Yields on Brazilian interest rate futures contracts rose in early trading on Thursday, after the central bank said that the country's economic growth is putting a benign inflation outlook at risk.
Domestic demand is pressuring core prices in Brazil, central bank policy-makers said in the minutes to last week's rate-setting meeting.
Future changes to interest rates will need to adapt as the inflation outlook changes, they added.
The yield on the contract due January 2011 DIJF1 rose to 11.27 percent from 11.20 percent.
The yield on the contract due January 2012 DIJF2 jumped as high as 12.25 percent from 12.16 percent, and was trading at 12.17 percent in mid-morning.

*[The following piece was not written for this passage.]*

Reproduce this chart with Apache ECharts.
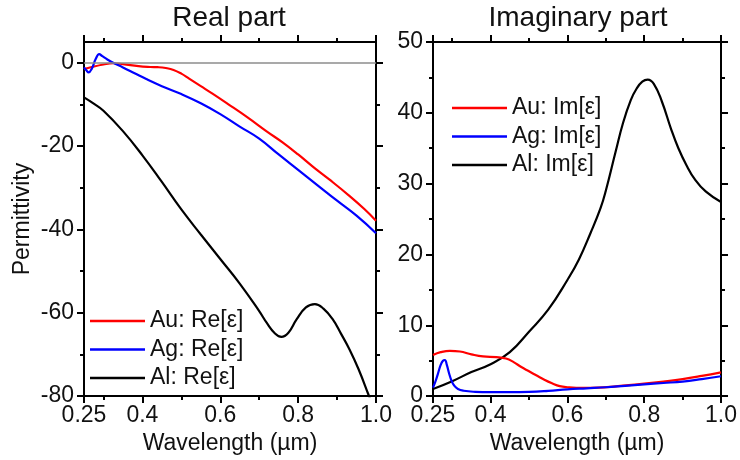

The two were the most highly-traded contracts of the early session.
The central bank last week raised its key lending rate to 10.25 percent from 9.5 percent, following on a hike of the same size in April from 8.75 percent.
Those interest rate increases came as Brazil's economy grew in the first quarter at its fastest year-on-year pace since at least 1996, when the government began tracking the data in the current format.
That booming growth has brought with it fears of inflationary pressures, and the central bank has clamped down on credit in an attempt to keep prices from rising too much.
The central bank's inflation target for the year is 4.5 percent, plus or minus 2 percentage points.
Brazil's currency, the real (BRBY), firmed 0.56 percent to 1.780 per dollar in the morning, as the greenback slipped against a basket of major currencies .DXY.
Stock futures <0#IND:> edged higher in the morning, as well. Futures on the benchmark Bovespa index for August INDQ0 rose 0.26 percent to 65,960.